DIRECTIONS FOR THIS TASK:
The material below should be written out in full and exactly; pictures stay out of the copy.

DATA EXTRACT:
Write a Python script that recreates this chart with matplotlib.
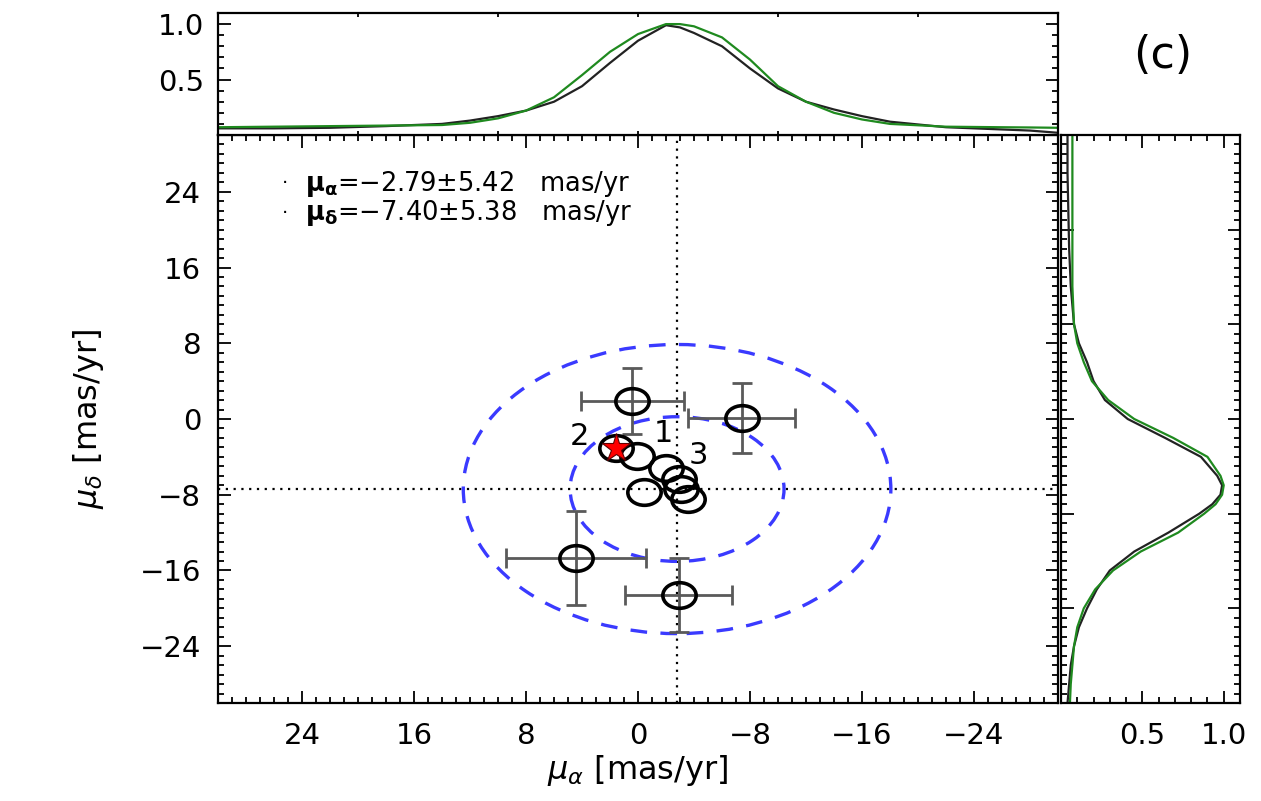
import numpy as np
import matplotlib
matplotlib.use('Agg')
import matplotlib.pyplot as plt
from matplotlib.path import Path
from matplotlib.patches import Circle
from matplotlib.ticker import MultipleLocator

# ---------------- data ----------------
# stars with error bars
err_ra_pts = [0.4, -7.4, 4.4, -2.9]
err_dec_pts = [1.9, 0.1, -14.7, -18.6]
err_ra = [3.7, 3.8, 5.0, 3.8]
err_dec = [3.5, 3.7, 5.0, 3.9]
# clustered stars (no visible error bars)
clu_ra = [1.6, 0.1, -0.4, -2.0, -2.9, -3.1, -3.6]
clu_dec = [-3.1, -3.9, -7.7, -5.2, -6.3, -7.4, -8.4]
# highlighted star
star_ra = [1.6]
star_dec = [-3.1]
# numbered labels
num_labels = ['2', '1', '3']
num_ra = [4.2, -1.8, -4.3]
num_dec = [-1.8, -1.5, -3.9]
# mean and dispersion
mean_ra, sig_ra = -2.79, 5.42
mean_dec, sig_dec = -7.40, 5.38
circle_radii = [7.64, 15.27]

# marginal distribution of mu_alpha (top panel)
top_x = [30, 26, 22, 18, 14, 12, 10, 8, 6, 4, 2, 0, -2, -3, -4, -6, -8, -10, -12, -14, -16, -18, -22, -26, -28, -30]
top_green = [0.07, 0.075, 0.08, 0.085, 0.09, 0.11, 0.15, 0.22, 0.34, 0.54, 0.75, 0.91, 1.0, 1.0, 0.98, 0.88, 0.68, 0.44, 0.30, 0.20, 0.14, 0.10, 0.075, 0.07, 0.068, 0.065]
top_black = [0.06, 0.06, 0.065, 0.08, 0.10, 0.13, 0.17, 0.22, 0.30, 0.44, 0.65, 0.85, 0.99, 0.97, 0.92, 0.80, 0.60, 0.42, 0.30, 0.23, 0.17, 0.12, 0.07, 0.05, 0.04, 0.02]

# marginal distribution of mu_delta (right panel)
right_y = [30, 26, 22, 18, 14, 10, 8, 6, 4, 2, 0, -2, -4, -6, -7, -8, -9, -10, -12, -14, -16, -18, -20, -22, -24, -26, -28, -30]
right_green = [0.07, 0.07, 0.07, 0.07, 0.07, 0.08, 0.10, 0.14, 0.19, 0.29, 0.45, 0.69, 0.90, 0.98, 1.0, 0.99, 0.95, 0.88, 0.72, 0.49, 0.32, 0.21, 0.14, 0.10, 0.08, 0.07, 0.06, 0.055]
right_black = [0.04, 0.04, 0.045, 0.05, 0.06, 0.08, 0.11, 0.16, 0.20, 0.27, 0.41, 0.64, 0.86, 0.96, 0.99, 0.98, 0.93, 0.85, 0.66, 0.45, 0.30, 0.22, 0.16, 0.11, 0.08, 0.06, 0.05, 0.04]

# ---------------- figure ----------------
plt.rcParams['font.family'] = ['DejaVu Sans']
plt.rcParams['mathtext.fontset'] = 'dejavusans'
W, H = 1261, 801
fig = plt.figure(figsize=(W / 100, H / 100), dpi=100)

def fx(px):
    return px / W

def fy(py):
    return 1 - py / H

L, R = 218, 1058
T, B = 135, 703
ax = fig.add_axes([fx(L), fy(B), fx(R) - fx(L), fy(T) - fy(B)])
axt = fig.add_axes([fx(L), fy(T), fx(R) - fx(L), fy(13) - fy(T)])
axr = fig.add_axes([fx(1061), fy(B), fx(1240) - fx(1061), fy(T) - fy(B)])

tick_fs = 21
for a in (ax, axt, axr):
    for s in a.spines.values():
        s.set_linewidth(1.6)
    a.tick_params(which='both', direction='in', top=True, right=True, width=1.3)
    a.tick_params(which='major', length=9, labelsize=tick_fs)
    a.tick_params(which='minor', length=4.5)

# ---- main panel ----
ax.set_xlim(30, -30)
ax.set_ylim(-30, 30)
ax.xaxis.set_major_locator(MultipleLocator(8))
ax.xaxis.set_minor_locator(MultipleLocator(1))
ax.yaxis.set_major_locator(MultipleLocator(8))
ax.yaxis.set_minor_locator(MultipleLocator(1))
ax.tick_params(axis='x', pad=14)
ax.tick_params(axis='y', pad=12)

ax.axvline(mean_ra, color='black', ls=(0, (1, 2.5)), lw=1.6, zorder=1)
ax.axhline(mean_dec, color='black', ls=(0, (1, 2.5)), lw=1.6, zorder=1)

for r in circle_radii:
    ax.add_patch(Circle((mean_ra, mean_dec), r, fill=False, edgecolor='#3a3aff',
                        lw=2.4, ls=(0, (5, 4)), zorder=2))

ell = Path.unit_circle()
ell_marker = Path(ell.vertices * np.array([1.3, 1.0]), ell.codes)

ax.errorbar(err_ra_pts, err_dec_pts, xerr=err_ra, yerr=err_dec, fmt='none',
            ecolor='#5a5a5a', elinewidth=2.0, capsize=7, capthick=2.0, zorder=3)
ax.plot(err_ra_pts, err_dec_pts, ls='none', marker=ell_marker, ms=24,
        mfc='none', mec='black', mew=2.6, zorder=4)
ax.plot(clu_ra, clu_dec, ls='none', marker=ell_marker, ms=24,
        mfc='none', mec='black', mew=2.6, zorder=4)
ax.plot(star_ra, star_dec, ls='none', marker='*', ms=21, mfc='red',
        mec='#600000', mew=0.8, zorder=5)
for t, x, y in zip(num_labels, num_ra, num_dec):
    ax.text(x, y, t, fontsize=22, ha='center', va='center', zorder=6)

row_y = [0.914, 0.862]
ax.text(0.08, row_y[0], '·', transform=ax.transAxes, fontsize=14, va='center', ha='center')
ax.text(0.08, row_y[1], '·', transform=ax.transAxes, fontsize=14, va='center', ha='center')
ax.text(0.103, row_y[0], r'$\mathbf{\mu_\alpha}$=$-$%.2f$\pm$%.2f   mas/yr' % (-mean_ra, sig_ra),
        transform=ax.transAxes, fontsize=18.5, va='center', ha='left')
ax.text(0.103, row_y[1], r'$\mathbf{\mu_\delta}$=$-$%.2f$\pm$%.2f   mas/yr' % (-mean_dec, sig_dec),
        transform=ax.transAxes, fontsize=18.5, va='center', ha='left')

ax.set_xlabel(r'$\mu_\alpha$ [mas/yr]', fontsize=23, labelpad=2)
ax.set_ylabel(r'$\mu_\delta$ [mas/yr]', fontsize=23, labelpad=24)

# ---- top panel ----
axt.plot(top_x, top_black, color='#222222', lw=1.6)
axt.plot(top_x, top_green, color='#1f8a1f', lw=1.6)
axt.set_xlim(30, -30)
axt.set_ylim(0, 1.1)
axt.xaxis.set_major_locator(MultipleLocator(10))
axt.xaxis.set_minor_locator(MultipleLocator(10))
axt.yaxis.set_major_locator(MultipleLocator(0.5))
axt.yaxis.set_minor_locator(MultipleLocator(0.1))
axt.set_yticks([0.5, 1.0])
axt.set_yticklabels(['0.5', '1.0'])
axt.tick_params(axis='x', labelbottom=False, length=3)
axt.tick_params(axis='y', pad=10)

# ---- right panel ----
axr.plot(right_black, right_y, color='#222222', lw=1.6)
axr.plot(right_green, right_y, color='#1f8a1f', lw=1.6)
axr.set_ylim(-30, 30)
axr.set_xlim(0, 1.1)
axr.set_xticks([0.5, 1.0])
axr.set_xticklabels(['0.5', '1.0'])
axr.xaxis.set_minor_locator(MultipleLocator(0.1))
axr.yaxis.set_major_locator(MultipleLocator(10))
axr.yaxis.set_minor_locator(MultipleLocator(1))
axr.tick_params(axis='y', labelleft=False)
axr.tick_params(axis='x', pad=14)

fig.text(fx(1163), fy(55), '(c)', fontsize=32, ha='center', va='center')

fig.savefig('out.png', dpi=100)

WRITTEN RESPONSE:
Write a Python script that recreates this chart with matplotlib.
import numpy as np
import matplotlib
matplotlib.use('Agg')
import matplotlib.pyplot as plt
from matplotlib.path import Path
from matplotlib.patches import Circle
from matplotlib.ticker import MultipleLocator

# ---------------- data ----------------
# stars with error bars
err_ra_pts = [0.4, -7.4, 4.4, -2.9]
err_dec_pts = [1.9, 0.1, -14.7, -18.6]
err_ra = [3.7, 3.8, 5.0, 3.8]
err_dec = [3.5, 3.7, 5.0, 3.9]
# clustered stars (no visible error bars)
clu_ra = [1.6, 0.1, -0.4, -2.0, -2.9, -3.1, -3.6]
clu_dec = [-3.1, -3.9, -7.7, -5.2, -6.3, -7.4, -8.4]
# highlighted star
star_ra = [1.6]
star_dec = [-3.1]
# numbered labels
num_labels = ['2', '1', '3']
num_ra = [4.2, -1.8, -4.3]
num_dec = [-1.8, -1.5, -3.9]
# mean and dispersion
mean_ra, sig_ra = -2.79, 5.42
mean_dec, sig_dec = -7.40, 5.38
circle_radii = [7.64, 15.27]

# marginal distribution of mu_alpha (top panel)
top_x = [30, 26, 22, 18, 14, 12, 10, 8, 6, 4, 2, 0, -2, -3, -4, -6, -8, -10, -12, -14, -16, -18, -22, -26, -28, -30]
top_green = [0.07, 0.075, 0.08, 0.085, 0.09, 0.11, 0.15, 0.22, 0.34, 0.54, 0.75, 0.91, 1.0, 1.0, 0.98, 0.88, 0.68, 0.44, 0.30, 0.20, 0.14, 0.10, 0.075, 0.07, 0.068, 0.065]
top_black = [0.06, 0.06, 0.065, 0.08, 0.10, 0.13, 0.17, 0.22, 0.30, 0.44, 0.65, 0.85, 0.99, 0.97, 0.92, 0.80, 0.60, 0.42, 0.30, 0.23, 0.17, 0.12, 0.07, 0.05, 0.04, 0.02]

# marginal distribution of mu_delta (right panel)
right_y = [30, 26, 22, 18, 14, 10, 8, 6, 4, 2, 0, -2, -4, -6, -7, -8, -9, -10, -12, -14, -16, -18, -20, -22, -24, -26, -28, -30]
right_green = [0.07, 0.07, 0.07, 0.07, 0.07, 0.08, 0.10, 0.14, 0.19, 0.29, 0.45, 0.69, 0.90, 0.98, 1.0, 0.99, 0.95, 0.88, 0.72, 0.49, 0.32, 0.21, 0.14, 0.10, 0.08, 0.07, 0.06, 0.055]
right_black = [0.04, 0.04, 0.045, 0.05, 0.06, 0.08, 0.11, 0.16, 0.20, 0.27, 0.41, 0.64, 0.86, 0.96, 0.99, 0.98, 0.93, 0.85, 0.66, 0.45, 0.30, 0.22, 0.16, 0.11, 0.08, 0.06, 0.05, 0.04]

# ---------------- figure ----------------
plt.rcParams['font.family'] = ['DejaVu Sans']
plt.rcParams['mathtext.fontset'] = 'dejavusans'
W, H = 1261, 801
fig = plt.figure(figsize=(W / 100, H / 100), dpi=100)

def fx(px):
    return px / W

def fy(py):
    return 1 - py / H

L, R = 218, 1058
T, B = 135, 703
ax = fig.add_axes([fx(L), fy(B), fx(R) - fx(L), fy(T) - fy(B)])
axt = fig.add_axes([fx(L), fy(T), fx(R) - fx(L), fy(13) - fy(T)])
axr = fig.add_axes([fx(1061), fy(B), fx(1240) - fx(1061), fy(T) - fy(B)])

tick_fs = 21
for a in (ax, axt, axr):
    for s in a.spines.values():
        s.set_linewidth(1.6)
    a.tick_params(which='both', direction='in', top=True, right=True, width=1.3)
    a.tick_params(which='major', length=9, labelsize=tick_fs)
    a.tick_params(which='minor', length=4.5)

# ---- main panel ----
ax.set_xlim(30, -30)
ax.set_ylim(-30, 30)
ax.xaxis.set_major_locator(MultipleLocator(8))
ax.xaxis.set_minor_locator(MultipleLocator(1))
ax.yaxis.set_major_locator(MultipleLocator(8))
ax.yaxis.set_minor_locator(MultipleLocator(1))
ax.tick_params(axis='x', pad=14)
ax.tick_params(axis='y', pad=12)

ax.axvline(mean_ra, color='black', ls=(0, (1, 2.5)), lw=1.6, zorder=1)
ax.axhline(mean_dec, color='black', ls=(0, (1, 2.5)), lw=1.6, zorder=1)

for r in circle_radii:
    ax.add_patch(Circle((mean_ra, mean_dec), r, fill=False, edgecolor='#3a3aff',
                        lw=2.4, ls=(0, (5, 4)), zorder=2))

ell = Path.unit_circle()
ell_marker = Path(ell.vertices * np.array([1.3, 1.0]), ell.codes)

ax.errorbar(err_ra_pts, err_dec_pts, xerr=err_ra, yerr=err_dec, fmt='none',
            ecolor='#5a5a5a', elinewidth=2.0, capsize=7, capthick=2.0, zorder=3)
ax.plot(err_ra_pts, err_dec_pts, ls='none', marker=ell_marker, ms=24,
        mfc='none', mec='black', mew=2.6, zorder=4)
ax.plot(clu_ra, clu_dec, ls='none', marker=ell_marker, ms=24,
        mfc='none', mec='black', mew=2.6, zorder=4)
ax.plot(star_ra, star_dec, ls='none', marker='*', ms=21, mfc='red',
        mec='#600000', mew=0.8, zorder=5)
for t, x, y in zip(num_labels, num_ra, num_dec):
    ax.text(x, y, t, fontsize=22, ha='center', va='center', zorder=6)

row_y = [0.914, 0.862]
ax.text(0.08, row_y[0], '·', transform=ax.transAxes, fontsize=14, va='center', ha='center')
ax.text(0.08, row_y[1], '·', transform=ax.transAxes, fontsize=14, va='center', ha='center')
ax.text(0.103, row_y[0], r'$\mathbf{\mu_\alpha}$=$-$%.2f$\pm$%.2f   mas/yr' % (-mean_ra, sig_ra),
        transform=ax.transAxes, fontsize=18.5, va='center', ha='left')
ax.text(0.103, row_y[1], r'$\mathbf{\mu_\delta}$=$-$%.2f$\pm$%.2f   mas/yr' % (-mean_dec, sig_dec),
        transform=ax.transAxes, fontsize=18.5, va='center', ha='left')

ax.set_xlabel(r'$\mu_\alpha$ [mas/yr]', fontsize=23, labelpad=2)
ax.set_ylabel(r'$\mu_\delta$ [mas/yr]', fontsize=23, labelpad=24)

# ---- top panel ----
axt.plot(top_x, top_black, color='#222222', lw=1.6)
axt.plot(top_x, top_green, color='#1f8a1f', lw=1.6)
axt.set_xlim(30, -30)
axt.set_ylim(0, 1.1)
axt.xaxis.set_major_locator(MultipleLocator(10))
axt.xaxis.set_minor_locator(MultipleLocator(10))
axt.yaxis.set_major_locator(MultipleLocator(0.5))
axt.yaxis.set_minor_locator(MultipleLocator(0.1))
axt.set_yticks([0.5, 1.0])
axt.set_yticklabels(['0.5', '1.0'])
axt.tick_params(axis='x', labelbottom=False, length=3)
axt.tick_params(axis='y', pad=10)

# ---- right panel ----
axr.plot(right_black, right_y, color='#222222', lw=1.6)
axr.plot(right_green, right_y, color='#1f8a1f', lw=1.6)
axr.set_ylim(-30, 30)
axr.set_xlim(0, 1.1)
axr.set_xticks([0.5, 1.0])
axr.set_xticklabels(['0.5', '1.0'])
axr.xaxis.set_minor_locator(MultipleLocator(0.1))
axr.yaxis.set_major_locator(MultipleLocator(10))
axr.yaxis.set_minor_locator(MultipleLocator(1))
axr.tick_params(axis='y', labelleft=False)
axr.tick_params(axis='x', pad=14)

fig.text(fx(1163), fy(55), '(c)', fontsize=32, ha='center', va='center')

fig.savefig('out.png', dpi=100)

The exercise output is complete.